CSB/SJU Opens Donald McNeely Center for Entrepreneurship

 

Entrepreneur center to open

Minneapolis/St. Paul Business Journal
Nicole Garrison-Sprenger, staff reporter
Aug. 13, 2004 print edition

A pair of central Minnesota institutions are turning to Twin Cities business executives for help with a new venture designed to turn college students of today into the small-business owners of tomorrow.

Using money from an endowment established a few years ago by Donald McNeely, former CEO of industrial real estate firm Space Center Inc. in St. Paul, The College of Saint Benedict and Saint John's University (CSB/SJU) in Collegeville have created the Donald McNeely Center for Entrepreneurship.

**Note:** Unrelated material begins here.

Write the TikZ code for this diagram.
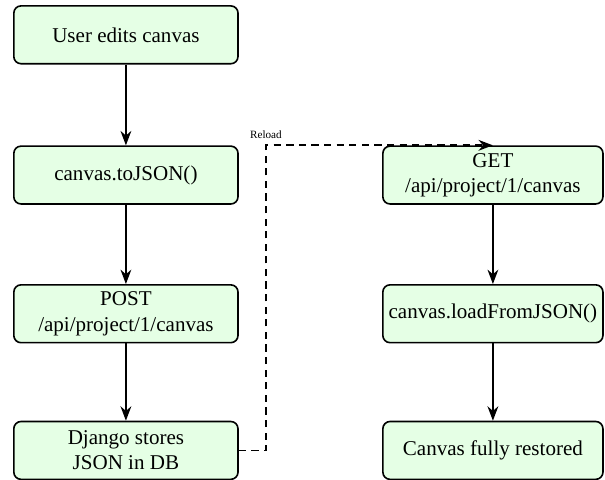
\documentclass[tikz,border=0pt]{standalone}
\usepackage{fontspec}
\setmainfont{Liberation Serif}
\newfontfamily\boxfont{Liberation Serif}
\usepackage{tikz}
\usetikzlibrary{arrows.meta}

\tikzset{
    stepbox/.style={draw, line width=0.9pt, rounded corners=4pt, fill=green!10, align=center,
        minimum width=4.38cm, minimum height=1.13cm, inner sep=2pt,
        font=\boxfont\fontsize{11.7}{14}\selectfont},
    flow/.style={line width=0.95pt, -{Stealth[length=8pt,width=6pt]}}
}

\begin{document}
\begin{tikzpicture}
    % Fix the page size
    \useasboundingbox (0,0) rectangle (11.82,-9.375);

    % Save path (left column)
    \node[stepbox] (edit) at (2.46,-0.68) {User edits canvas};
    \node[stepbox] (tojson) at (2.46,-3.42) {canvas.toJSON()};
    \node[stepbox] (post) at (2.46,-6.13) {POST\\/api/project/1/canvas};
    \node[stepbox] (store) at (2.46,-8.8) {Django stores\\JSON in DB};

    % Load path (right column)
    \node[stepbox, minimum width=4.3cm] (get) at (9.63,-3.42) {GET\\/api/project/1/canvas};
    \node[stepbox, minimum width=4.3cm] (load) at (9.63,-6.13) {canvas.loadFromJSON()};
    \node[stepbox, minimum width=4.3cm] (restored) at (9.63,-8.8) {Canvas fully restored};

    % Arrows
    \draw[flow] (edit) -- (tojson);
    \draw[flow] (tojson) -- (post);
    \draw[flow] (post) -- (store);
    \draw[flow] (get) -- (load);
    \draw[flow] (load) -- (restored);

    % Reload link
    \draw[flow, dash pattern=on 4pt off 3pt] (store.east) -- ++(0.53,0) coordinate (turn) |- (get.north);
    \node[above, font=\boxfont\fontsize{6.2}{7.5}\selectfont, inner sep=3.5pt] (reload) at (turn |- get.north) {Reload};
\end{tikzpicture}
\end{document}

Unlike programs designed for graduate students or members of the business community -- such as the University of St. Thomas' John M. Morrison Center for Entrepreneur-ship -- the McNeely Center is mainly for undergraduate students. Led by Terri Barreiro, former executive with Greater Twin Cities United Way, the center will enlist the help of Twin Cities area business executives.

"The center's role is to bring resources on campus, to bring alumni back, find internship [opportunities] and site visit [opportunities] so students can really see and experience what an entrepreneurial environment is really like," said Barreiro, executive director of the center. "There's a wonderful pool of people who have already been generous with their time and willingness to be available to do whatever is important to help this center and help the students at St. John's and St. Ben's move into this arena."

Margrette Newhouse, a former executive at M&I Bank in Minnesota and current CSB/SJU faculty member, is a 1988 graduate of the CSB. (See story below.)

"I will be assisting more with my business connections in the Twin Cities," Newhouse said. "But I might help in other ways, such as with banking and coaching."

The project's centerpiece will be a two-year program for 12 students taught by Paul Marsnik, who had an even larger role in founding the center. During that three-course program, students will have access to at least 10 mentors from business and nonprofit sectors. They will design and start their own ventures.

This kind of program seems to be in great demand by undergraduates, said Harry Sapienza, chair of the Center of Entrepreneurial Studies at the Carlson School of Management, explaining that the undergraduate entrepreneur club is the largest student group at the Carlson School.

"One of the things that going for a set of courses like this can show someone is that it can be done," he said. "It's not necessarily a magical or a mystical thing. Every company is actually started by someone at some point."

While undergraduates will be the center's focus, organizers hope its influence will extend further into the community. For example, alumni of the schools will have access to the Center Mentoring Program, through which executives from the private and nonprofit sector meet individually with people. The center is also in the process of developing focused training sessions for specific audiences in the community at large. Also, a variety of partner institutions have expressed interest in offering training to those who live and work in Central Minnesota.

Students may also take advantage of the Center Mentors Program and a 'virtual business incubator' program that will give them access to professional advice on business plans, legal issues and financial planning.

Said Newhouse, "Encouraging this [entrepreneurial] spirit early in life not only will do great things for business, but for nonprofits and the community at large."